Don't be afraid of winding up with a few very powerful functions.
That's it. That's all it takes to express what at the beginning
of this talk was a large, complicated, traditional class. And this is
an eloquent expression of how I initially described the problem: I can
give an implementation of the enclosing interface if only clients tell
me how to construct an implementation of the middle given an
implementation of the inner. NEXT: value types may survive.
Value Types
There may be some "dumb data object" types and "value" types
left over in public class form, or these may get swept up too
depending on your vigilance. After this, transition to
anti-rumsfeldianism.
NEXT: "And now for something completely different."

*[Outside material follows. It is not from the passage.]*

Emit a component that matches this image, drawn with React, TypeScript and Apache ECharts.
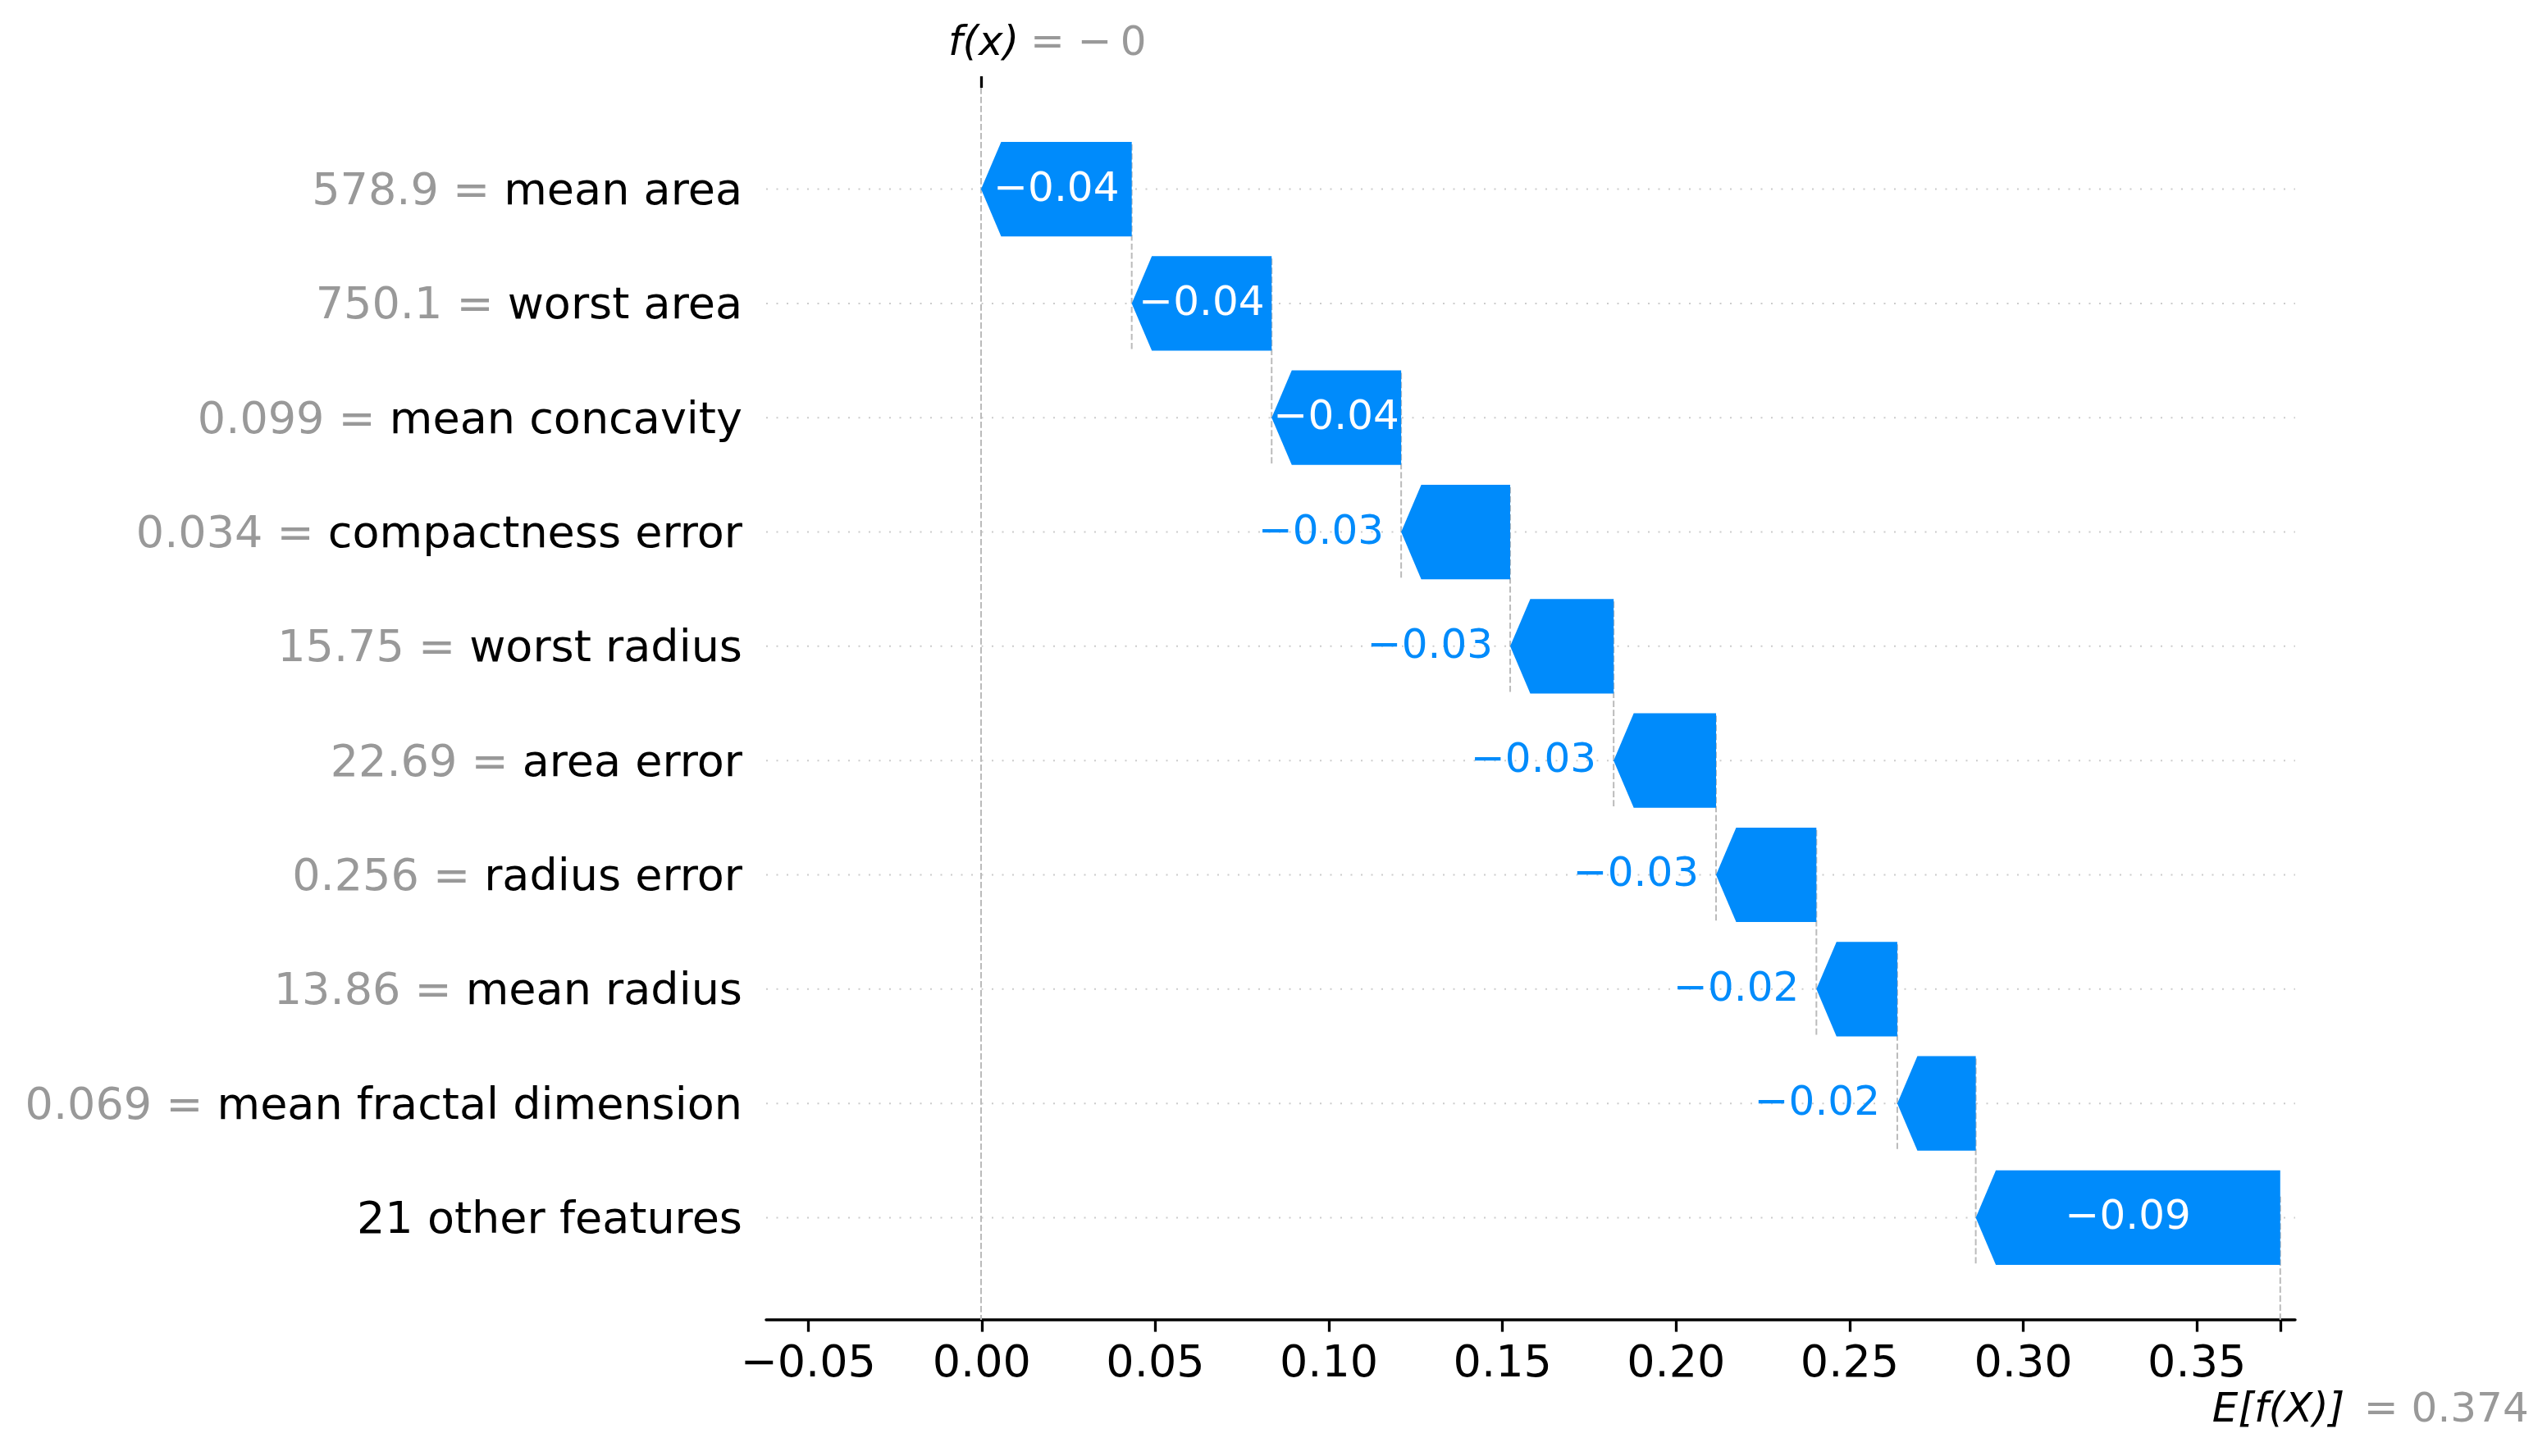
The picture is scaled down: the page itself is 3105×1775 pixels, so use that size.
import React, { useEffect, useRef } from "react";
import * as echarts from "echarts";

// ---- data ----
const featureValues = ["578.9", "750.1", "0.099", "0.034", "15.75", "22.69", "0.256", "13.86", "0.069", ""];
const featureNames = [
  "mean area",
  "worst area",
  "mean concavity",
  "compactness error",
  "worst radius",
  "area error",
  "radius error",
  "mean radius",
  "mean fractal dimension",
  "21 other features",
];
const shapValues = [-0.0434, -0.0403, -0.0373, -0.0314, -0.0298, -0.0295, -0.0289, -0.0233, -0.0226, -0.0877];
const baseValue = 0.374;
const xTickValues = [-0.05, 0, 0.05, 0.1, 0.15, 0.2, 0.25, 0.3, 0.35];

// ---- style constants ----
const FONT = "DejaVu Sans";
const BLUE = "#008bfb";
const GRAY = "#999999";
const X_MIN = -0.0621;
const X_MAX = 0.3783;
const Y_MIN = -0.887;
const Y_MAX = 9.894;
const BAR_HALF = 0.4135;
const HEAD_PX = 24.5;
const OUT_PAD = 21;
const LABEL_DY = -3;

const minus = (s: string) => s.replace("-", "\u2212");
const fmt2 = (v: number) => minus(v.toFixed(2));
const fmtStrip = (v: number, d: number) => {
  let s = v.toFixed(d);
  if (s.includes(".")) s = s.replace(/0+$/, "").replace(/\.$/, "");
  return minus(s);
};

let measureCtx: CanvasRenderingContext2D | null = null;
const measure = (t: string, size: number) => {
  if (!measureCtx) measureCtx = document.createElement("canvas").getContext("2d");
  if (!measureCtx) return t.length * size * 0.6;
  measureCtx.font = `${size}px "${FONT}"`;
  return measureCtx.measureText(t).width;
};

export default function App() {
  const ref = useRef<HTMLDivElement>(null);

  useEffect(() => {
    document.body.style.margin = "0";
    if (!ref.current) return;
    const chart = echarts.init(ref.current, undefined, { renderer: "svg" });

    const n = shapValues.length;
    const starts: number[] = [];
    const ends: number[] = [];
    for (let k = 0; k < n; k++) {
      let s = baseValue;
      for (let j = k + 1; j < n; j++) s += shapValues[j];
      starts.push(s);
      ends.push(s + shapValues[k]);
    }
    const fx = baseValue + shapValues.reduce((a, b) => a + b, 0);

    const barData = shapValues.map((v, k) => [starts[k], ends[k], k, v]);

    // guide lines: [x1, y1, x2, y2, kind]  kind 0 = dotted grid, 1 = dashed
    const guideData: number[][] = [];
    for (let k = 0; k < n; k++) guideData.push([X_MIN, k, X_MAX, k, 0]);
    for (let k = 1; k < n; k++) guideData.push([ends[k], k + 0.4, ends[k], k - 1 - 0.4, 1]);
    guideData.push([fx, Y_MIN, fx, Y_MAX, 1]);
    guideData.push([baseValue, Y_MAX, baseValue, Y_MAX - (Y_MAX - Y_MIN) / 10, 1]);

    const option: any = {
      animation: false,
      textStyle: { fontFamily: FONT },
      grid: { left: 934, right: 307, top: 107, bottom: 166, containLabel: false },
      xAxis: [
        {
          type: "value",
          min: X_MIN,
          max: X_MAX,
          position: "bottom",
          axisLine: { show: true, onZero: false, lineStyle: { color: "#000", width: 3.5 } },
          axisTick: {
            show: true,
            customValues: [...xTickValues, baseValue],
            length: 14.6,
            lineStyle: { color: "#000", width: 3.3 },
          },
          axisLabel: {
            show: true,
            customValues: xTickValues,
            formatter: (v: number) => fmt2(v),
            fontSize: 54,
            fontFamily: FONT,
            color: "#000",
            margin: 23,
          },
          splitLine: { show: false },
        },
        {
          type: "value",
          min: X_MIN,
          max: X_MAX,
          position: "top",
          axisLine: { show: false, onZero: false },
          axisTick: {
            show: true,
            customValues: [fx],
            length: 14,
            lineStyle: { color: "#000", width: 3.3 },
          },
          axisLabel: { show: false },
          splitLine: { show: false },
        },
      ],
      yAxis: {
        type: "value",
        inverse: true,
        min: Y_MIN,
        max: Y_MAX,
        axisLine: { show: false, onZero: false },
        axisTick: { show: false },
        splitLine: { show: false },
        axisLabel: {
          show: true,
          customValues: featureNames.map((_, i) => i),
          margin: 29,
          fontSize: 54,
          fontFamily: FONT,
          formatter: (v: number) => {
            const i = Math.round(v);
            const val = featureValues[i];
            return val ? `{v|${val} =}{n|${featureNames[i]}}` : `{n|${featureNames[i]}}`;
          },
          rich: {
            v: { color: GRAY, fontSize: 54, fontFamily: FONT, padding: [0, 17, 0, 0] },
            n: { color: "#000", fontSize: 54, fontFamily: FONT },
          },
        },
      },
      series: [
        {
          type: "custom",
          z: 1,
          silent: true,
          clip: false,
          data: guideData,
          encode: { x: [0, 2], y: [1, 3] },
          renderItem: (_p: any, api: any) => {
            const a = api.coord([api.value(0), api.value(1)]);
            const b = api.coord([api.value(2), api.value(3)]);
            const kind = api.value(4);
            return {
              type: "line",
              shape: { x1: a[0], y1: a[1], x2: b[0], y2: b[1] },
              style:
                kind === 0
                  ? { stroke: "#cccccc", lineWidth: 2, lineDash: [2, 10.5] }
                  : { stroke: "#bbbbbb", lineWidth: 2, lineDash: [7.7, 3.3] },
            };
          },
        },
        {
          type: "custom",
          z: 5,
          silent: true,
          clip: false,
          data: barData,
          encode: { x: [0, 1], y: 2 },
          renderItem: (_p: any, api: any) => {
            const s = api.value(0);
            const e = api.value(1);
            const row = api.value(2);
            const v = api.value(3);
            const pS = api.coord([s, row]);
            const pE = api.coord([e, row]);
            const half = Math.abs(api.size([0, BAR_HALF])[1]);
            const cy = pS[1];
            const w = Math.abs(pS[0] - pE[0]);
            const hl = Math.min(HEAD_PX, w);
            const dir = v < 0 ? 1 : -1;
            const tip = pE[0];
            const pts = [
              [pS[0], cy - half],
              [tip + dir * hl, cy - half],
              [tip, cy],
              [tip + dir * hl, cy + half],
              [pS[0], cy + half],
            ];
            const label = fmt2(v);
            const tw = measure(label, 50);
            const inside = tw <= w;
            const text = inside
              ? {
                  type: "text",
                  x: (pS[0] + pE[0]) / 2,
                  y: cy + LABEL_DY,
                  style: {
                    text: label,
                    fill: "#ffffff",
                    align: "center",
                    verticalAlign: "middle",
                    fontSize: 50,
                    fontFamily: FONT,
                  },
                }
              : {
                  type: "text",
                  x: tip - dir * OUT_PAD,
                  y: cy + LABEL_DY,
                  style: {
                    text: label,
                    fill: BLUE,
                    align: v < 0 ? "right" : "left",
                    verticalAlign: "middle",
                    fontSize: 50,
                    fontFamily: FONT,
                  },
                };
            return {
              type: "group",
              children: [
                { type: "polygon", shape: { points: pts }, style: { fill: BLUE } },
                text,
              ],
            };
          },
        },
      ],
    };

    chart.setOption(option);

    const pxF = chart.convertToPixel({ xAxisIndex: 0 }, fx) as number;
    const pxE = chart.convertToPixel({ xAxisIndex: 0 }, baseValue) as number;
    const yTop = chart.convertToPixel({ yAxisIndex: 0 }, Y_MIN) as number;
    const yBot = chart.convertToPixel({ yAxisIndex: 0 }, Y_MAX) as number;
    const base = { fontSize: 50, fontFamily: FONT, verticalAlign: "middle", align: "left" };
    chart.setOption({
      graphic: [
        { type: "text", x: pxF - 40, y: yTop - 57, style: { ...base, text: "f(x)", fontStyle: "italic", fill: "#000" } },
        { type: "text", x: pxF + 60, y: yTop - 57, style: { ...base, text: "= \u2212\u2009" + fmtStrip(fx, 3).replace("\u2212", ""), fill: GRAY } },
        { type: "text", x: pxE - 83, y: yBot + 107, style: { ...base, text: "E[f(X)]", fontStyle: "italic", fill: "#000" } },
        { type: "text", x: pxE + 102, y: yBot + 107, style: { ...base, text: "= " + fmtStrip(baseValue, 3), fill: GRAY } },
      ],
    });

    return () => chart.dispose();
  }, []);

  return <div ref={ref} style={{ width: 3105, height: 1775 }} />;
}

And now for something completely different...
Remember This Guy? He had a way with words.
"We know where they are. They're in the area around Tikrit and Baghdad and east, west, south, and north somewhat."
"... the absence of evidence is not the evidence of absence."
Anti-Rumsfeldian Software Design
"As you know, you go to war with the army you have, not the army you might want or wish to have at a later time."
Does anything like this apply to software?
We've established that we want to build software modules out of
simple collections of input types, functions, and output types. But
they don't fit together! And without fitting together we just have a
bunch of modules, not a single application. That said, don't just
clutter the modules to just fit together. Always write the complex,
sophisticated, hardworking parts of your software with the types and
dependencies that you wish you had. Never those that you actually
have. Then write adapter functions between the types to glue the
modules together into a single application.
Stateless adapters are cheap, and provide clearer higher-level code.
You read code a lot more than you write it. Having your
high-level logic not be full of asking a lower level for something
complex is valuable. Look at the popularity of ORMs. How many of you
have written SQL-using code without an ORM? It's a mess. Adapters let
you hide the mess. NEXT: Modules assembled into an application.
NEXT: "but I can't define the translation layer!"
...but I can't define the translation layer well!
This probably means you haven't thought the problem space
through enough. In our experience, once the problem is thought through
adequately, the translation layer becomes quite obvious. Note that we
don't always write our code with the adapter in place immediately - we
sometimes defer it until we've figured out the final shape.
Summary
Types, functions, & modules make applications.
Types, Functions, and Modules get stiched together into Applications. This is how
we build big software and think you should too.